SUPPLIED MATERIAL:
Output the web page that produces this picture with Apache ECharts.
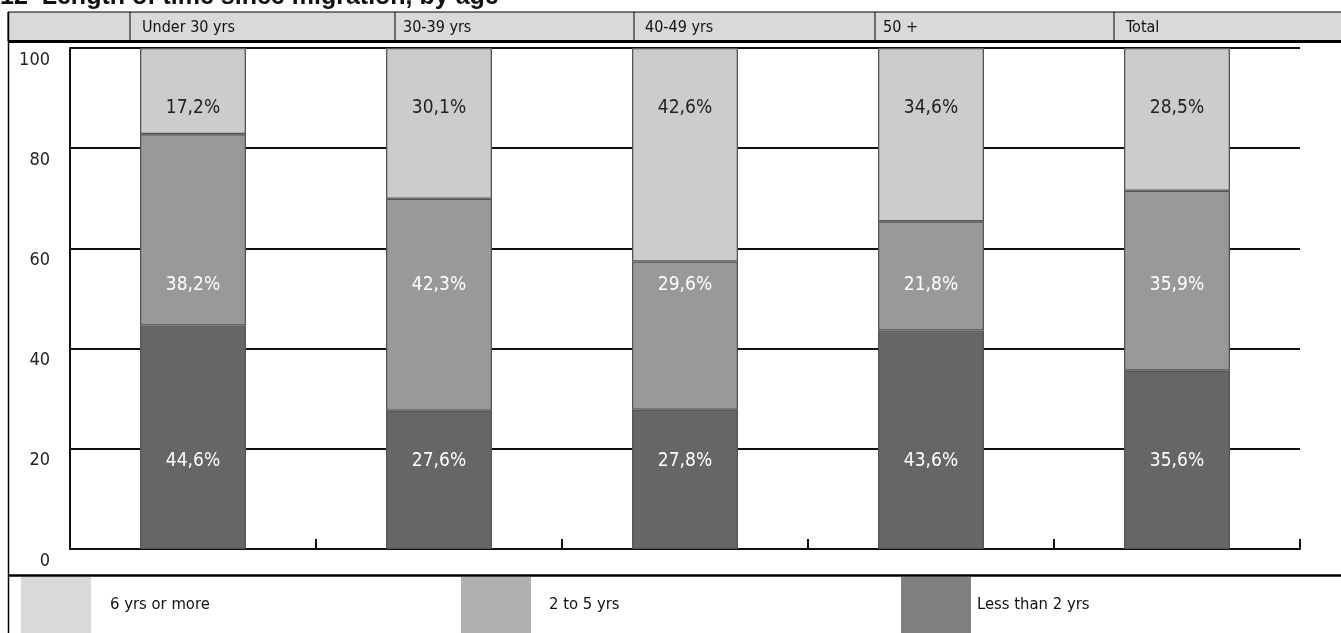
<!DOCTYPE html>
<html><head><meta charset="utf-8">
<script src="https://cdn.jsdelivr.net/npm/echarts@6/dist/echarts.min.js"></script>
<style>html,body{margin:0;padding:0;background:#fff}#c{width:1341px;height:633px}</style>
</head><body><div id="c"></div>
<script>
// ---- data ----
const categories = ['Under 30 yrs', '30-39 yrs', '40-49 yrs', '50 +', 'Total'];
const lessThan2 = [44.6, 27.6, 27.8, 43.6, 35.6];
const twoToFive = [38.2, 42.3, 29.6, 21.8, 35.9];
const sixPlus = [17.2, 30.1, 42.6, 34.6, 28.5];
const seriesNames = ['Less than 2 yrs', '2 to 5 yrs', '6 yrs or more'];
const yTicks = [0, 20, 40, 60, 80, 100];
const titleText = '12  Length of time since migration, by age';

// ---- style / layout ----
const FONT = "'Liberation Sans Narrow', 'DejaVu Sans Condensed', 'Roboto Condensed', 'Liberation Sans', sans-serif";
const barColors = ['#666666', '#999999', '#cccccc'];
const legendColors = ['#808080', '#b0b0b0', '#d9d9d9'];
const labelColors = ['#ffffff', '#ffffff', '#222222'];
const labelRows = [17.6, 52.7, 88.0]; // label row heights (axis units)
const headerDividers = [130, 395, 634, 875, 1114];
const headerTextX = [142, 403, 645, 883, 1126];

const chart = echarts.init(document.getElementById('c'), null, {renderer: 'canvas'});
const seriesData = [lessThan2, twoToFive, sixPlus];

function fmt(v) { return v.toFixed(1).replace('.', ',') + '%'; }

const series = seriesData.map((d, i) => ({
  name: seriesNames[i],
  type: 'bar',
  stack: 'all',
  barWidth: 106,
  data: d,
  itemStyle: {color: barColors[i], borderColor: '#555555', borderWidth: 1.3},
  label: {
    show: true, position: 'inside',
    formatter: p => fmt(p.value),
    fontFamily: FONT, fontSize: 19, color: labelColors[i]
  },
  labelLayout: function (p) {
    return {
      x: p.rect.x + p.rect.width / 2,
      y: chart.convertToPixel({yAxisIndex: 0}, labelRows[i]),
      align: 'center', verticalAlign: 'middle'
    };
  },
  emphasis: {disabled: true},
  animation: false
}));

const legendLefts = [901, 461, 21];
const legendPads = [1, 13, 14];
const legends = seriesNames.map((n, i) => ({
  show: true, selectedMode: false,
  left: legendLefts[i], top: 577, padding: 0,
  itemWidth: 70, itemHeight: 56, itemGap: 0,
  icon: 'rect',
  data: [{name: n, itemStyle: {color: legendColors[i], borderWidth: 0}}],
  itemStyle: {borderWidth: 0},
  textStyle: {fontFamily: FONT, fontSize: 16.5, color: '#111', padding: [5, 0, 0, legendPads[i]]}
}));

const graphics = [];
// title (clipped at top)
graphics.push({type: 'text', left: 0, top: -15, silent: true,
  style: {text: titleText, fontFamily: "'Liberation Sans', Arial, sans-serif", fontWeight: 'bold', fontSize: 25, fill: '#111'}});
// header band
graphics.push({type: 'rect', silent: true, shape: {x: 8, y: 12, width: 1345, height: 29},
  style: {fill: '#d9d9d9', stroke: '#000', lineWidth: 1}});
headerDividers.forEach(x => graphics.push({type: 'line', silent: true,
  shape: {x1: x, y1: 12, x2: x, y2: 41}, style: {stroke: '#000', lineWidth: 1}}));
categories.forEach((c, i) => graphics.push({type: 'text', silent: true, x: headerTextX[i], y: 28,
  style: {text: c, fontFamily: FONT, fontSize: 16, fill: '#111', verticalAlign: 'middle', align: 'left'}}));
// thick line under header
graphics.push({type: 'line', silent: true, shape: {x1: 8, y1: 41.5, x2: 1341, y2: 41.5}, style: {stroke: '#000', lineWidth: 3}});
// left border
graphics.push({type: 'line', silent: true, shape: {x1: 8.5, y1: 12, x2: 8.5, y2: 633}, style: {stroke: '#000', lineWidth: 1.5}});
// legend top line
graphics.push({type: 'line', silent: true, shape: {x1: 8, y1: 575.5, x2: 1341, y2: 575.5}, style: {stroke: '#000', lineWidth: 2.5}});

chart.setOption({
  animation: false,
  backgroundColor: '#fff',
  grid: {left: 70, right: 41, top: 48, bottom: 84, containLabel: false},
  xAxis: {
    type: 'category', data: categories, boundaryGap: true,
    axisLine: {show: true, lineStyle: {color: '#111', width: 2}},
    axisTick: {show: true, inside: true, length: 10, lineStyle: {color: '#111', width: 2}},
    axisLabel: {show: false},
    splitLine: {show: false}
  },
  yAxis: {
    type: 'value', min: 0, max: 100, interval: 20,
    axisLine: {show: true, lineStyle: {color: '#111', width: 2}},
    axisTick: {show: false},
    splitLine: {show: true, lineStyle: {color: '#111', width: 2}},
    axisLabel: {
      fontFamily: FONT, fontSize: 18, color: '#222', margin: 20,
      verticalAlign: 'top', padding: [3, 0, 0, 0],
      formatter: v => yTicks.includes(v) ? String(v) : ''
    }
  },
  legend: legends,
  series: series,
  graphic: graphics
});
</script>
</body></html>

SHORT PROBLEM: Print out the lines exactly, skipping any picture.

SOLUTION FOR THIS EXERCISE:
Output the web page that produces this picture with Apache ECharts.
<!DOCTYPE html>
<html><head><meta charset="utf-8">
<script src="https://cdn.jsdelivr.net/npm/echarts@6/dist/echarts.min.js"></script>
<style>html,body{margin:0;padding:0;background:#fff}#c{width:1341px;height:633px}</style>
</head><body><div id="c"></div>
<script>
// ---- data ----
const categories = ['Under 30 yrs', '30-39 yrs', '40-49 yrs', '50 +', 'Total'];
const lessThan2 = [44.6, 27.6, 27.8, 43.6, 35.6];
const twoToFive = [38.2, 42.3, 29.6, 21.8, 35.9];
const sixPlus = [17.2, 30.1, 42.6, 34.6, 28.5];
const seriesNames = ['Less than 2 yrs', '2 to 5 yrs', '6 yrs or more'];
const yTicks = [0, 20, 40, 60, 80, 100];
const titleText = '12  Length of time since migration, by age';

// ---- style / layout ----
const FONT = "'Liberation Sans Narrow', 'DejaVu Sans Condensed', 'Roboto Condensed', 'Liberation Sans', sans-serif";
const barColors = ['#666666', '#999999', '#cccccc'];
const legendColors = ['#808080', '#b0b0b0', '#d9d9d9'];
const labelColors = ['#ffffff', '#ffffff', '#222222'];
const labelRows = [17.6, 52.7, 88.0]; // label row heights (axis units)
const headerDividers = [130, 395, 634, 875, 1114];
const headerTextX = [142, 403, 645, 883, 1126];

const chart = echarts.init(document.getElementById('c'), null, {renderer: 'canvas'});
const seriesData = [lessThan2, twoToFive, sixPlus];

function fmt(v) { return v.toFixed(1).replace('.', ',') + '%'; }

const series = seriesData.map((d, i) => ({
  name: seriesNames[i],
  type: 'bar',
  stack: 'all',
  barWidth: 106,
  data: d,
  itemStyle: {color: barColors[i], borderColor: '#555555', borderWidth: 1.3},
  label: {
    show: true, position: 'inside',
    formatter: p => fmt(p.value),
    fontFamily: FONT, fontSize: 19, color: labelColors[i]
  },
  labelLayout: function (p) {
    return {
      x: p.rect.x + p.rect.width / 2,
      y: chart.convertToPixel({yAxisIndex: 0}, labelRows[i]),
      align: 'center', verticalAlign: 'middle'
    };
  },
  emphasis: {disabled: true},
  animation: false
}));

const legendLefts = [901, 461, 21];
const legendPads = [1, 13, 14];
const legends = seriesNames.map((n, i) => ({
  show: true, selectedMode: false,
  left: legendLefts[i], top: 577, padding: 0,
  itemWidth: 70, itemHeight: 56, itemGap: 0,
  icon: 'rect',
  data: [{name: n, itemStyle: {color: legendColors[i], borderWidth: 0}}],
  itemStyle: {borderWidth: 0},
  textStyle: {fontFamily: FONT, fontSize: 16.5, color: '#111', padding: [5, 0, 0, legendPads[i]]}
}));

const graphics = [];
// title (clipped at top)
graphics.push({type: 'text', left: 0, top: -15, silent: true,
  style: {text: titleText, fontFamily: "'Liberation Sans', Arial, sans-serif", fontWeight: 'bold', fontSize: 25, fill: '#111'}});
// header band
graphics.push({type: 'rect', silent: true, shape: {x: 8, y: 12, width: 1345, height: 29},
  style: {fill: '#d9d9d9', stroke: '#000', lineWidth: 1}});
headerDividers.forEach(x => graphics.push({type: 'line', silent: true,
  shape: {x1: x, y1: 12, x2: x, y2: 41}, style: {stroke: '#000', lineWidth: 1}}));
categories.forEach((c, i) => graphics.push({type: 'text', silent: true, x: headerTextX[i], y: 28,
  style: {text: c, fontFamily: FONT, fontSize: 16, fill: '#111', verticalAlign: 'middle', align: 'left'}}));
// thick line under header
graphics.push({type: 'line', silent: true, shape: {x1: 8, y1: 41.5, x2: 1341, y2: 41.5}, style: {stroke: '#000', lineWidth: 3}});
// left border
graphics.push({type: 'line', silent: true, shape: {x1: 8.5, y1: 12, x2: 8.5, y2: 633}, style: {stroke: '#000', lineWidth: 1.5}});
// legend top line
graphics.push({type: 'line', silent: true, shape: {x1: 8, y1: 575.5, x2: 1341, y2: 575.5}, style: {stroke: '#000', lineWidth: 2.5}});

chart.setOption({
  animation: false,
  backgroundColor: '#fff',
  grid: {left: 70, right: 41, top: 48, bottom: 84, containLabel: false},
  xAxis: {
    type: 'category', data: categories, boundaryGap: true,
    axisLine: {show: true, lineStyle: {color: '#111', width: 2}},
    axisTick: {show: true, inside: true, length: 10, lineStyle: {color: '#111', width: 2}},
    axisLabel: {show: false},
    splitLine: {show: false}
  },
  yAxis: {
    type: 'value', min: 0, max: 100, interval: 20,
    axisLine: {show: true, lineStyle: {color: '#111', width: 2}},
    axisTick: {show: false},
    splitLine: {show: true, lineStyle: {color: '#111', width: 2}},
    axisLabel: {
      fontFamily: FONT, fontSize: 18, color: '#222', margin: 20,
      verticalAlign: 'top', padding: [3, 0, 0, 0],
      formatter: v => yTicks.includes(v) ? String(v) : ''
    }
  },
  legend: legends,
  series: series,
  graphic: graphics
});
</script>
</body></html>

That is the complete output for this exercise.